We updated the same chart we used last week to show this relative weakness (Chart 1). In the oval, you can see how propane’s value to crude dropped significantly over six trading days. Mont Belvieu LST went from trading at 74 percent of WTI to 69 percent of WTI during last week.
We pointed out the relative weakness in propane for those considering buying propane. Such a dramatic shift in propane’s relative performance could have been indicative of a fundamental change in propane that might see prices continue to fall a little longer. We thought it might be worth waiting to see if this relative price weakness persisted and if it were a harbinger of changes in some of propane’s bullish fundamental trends.
We had just seen a 380,000-barrel-per-day (bpd) drop in propane exports the previous week and wondered if the softness in propane’s price could have been the result of less demand from foreign buyers. It would have been beneficial for buyers if another drop in propane exports would have occurred. Unfortunately, that wasn’t the case.

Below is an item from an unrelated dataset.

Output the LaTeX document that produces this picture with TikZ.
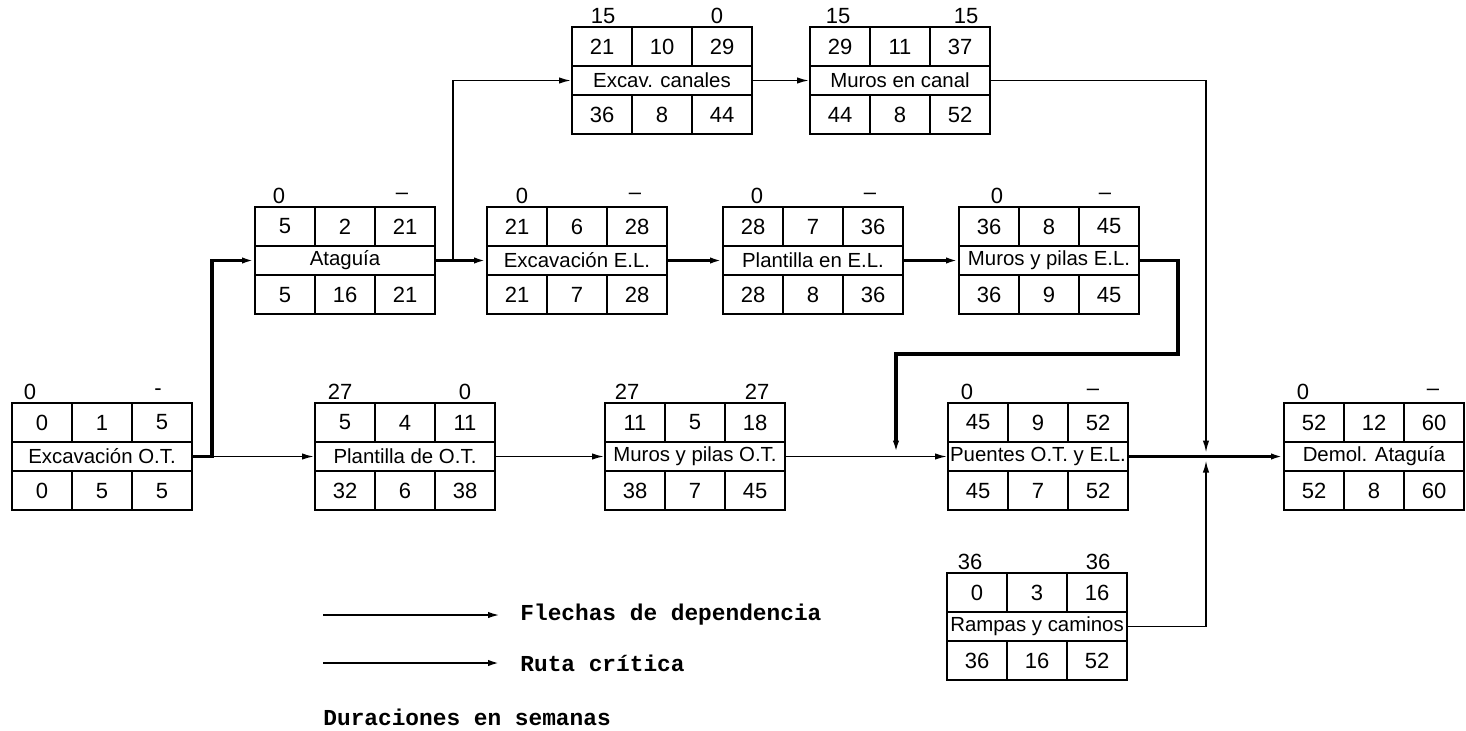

U.S. propane exports didn’t go up much last week, just 25,000 bpd to 1.083 million bpd. That was well below some of the high export rates seen this year – some coming in just the past few weeks. Unfortunately, it was a new five-year high for week 34 of the year. It simply wasn’t enough of a two-week drop in export rates to move the needle on inventories.
Yes, propane inventories did increase 1.988 million barrels during the week that ended Aug. 20. However, the build was below the five-year average build of 2.284 million bpd for week 34 of the year – not good when inventory is 22.084 million barrels, or 24.3 percent, behind last year and 16.9 percent below the five-year average inventory position for this time of year. Inventory remains near its five-year low.
Propane once again underperformed crude on Wednesday, Aug. 25, when this data was released, but on Thursday, the relative weakness in propane prices evaporated. Propane prices went up on Thursday even as crude prices fell. At the time of this writing on Friday, Aug. 27, propane prices were keeping up with sharply rising crude prices.
Propane finished Friday, Aug. 20 (writing of previous Trader’s Corner) at 108 cents for Mont Belvieu LST and 111 cents Conway. Crude then made a major rebound this past week, dragging initially reluctant propane along with it. WTI had closed at $62.32 on Friday, Aug. 20, and was trading at $68.61 on Friday morning of Aug. 27 as we wrote. As a result of crude’s rally and the lack of improvement in propane’s fundamentals, Mont Belvieu LST propane was trading at 114.25 cents and Conway 115.75 cents as we wrote.
The bottom line is we simply did not get what we had hoped the early warning might tell us, which was the start of a longer soft trend in propane prices that would have perhaps provided a better buying opportunity. In fact, the buying opportunity, if there was one, occurred when the warning signs were flashing on Friday, Aug. 20. Instead of urging caution for buyers on Friday, it turns out we should have been clamoring for buying action.
Our defense is that, Friday, Aug. 20, crude was facing a lot of headwinds. It was certainly hard to anticipate such a major rally this week that would pull prices up with it. The catalyst for that rally was a drop in the value of the U.S. dollar as traders became convinced the Federal Reserve would not tighten its monetary policy at its meeting that just finished.
The rally was fed by a fire on a major production platform in Mexico, cutting 421,000 bpd of production, about one-quarter of that nation’s output. And then this past Friday, U.S. producers were shutting wells and abandoning production platforms in the Gulf of Mexico as a tropical storm, soon to be a Hurricane Ida, headed into the Gulf of Mexico. Chart 4 shows the major turn in crude’s price. You can see above how propane did remain relatively weak, lagging the rally in crude until Thursday.
Friday, Aug. 20, crude looked destined to continue to fall, and propane was suddenly underperforming crude. It seemed the perfect environment to be cautious and see if a better buying opportunity would develop. Unfortunately, that was not the case.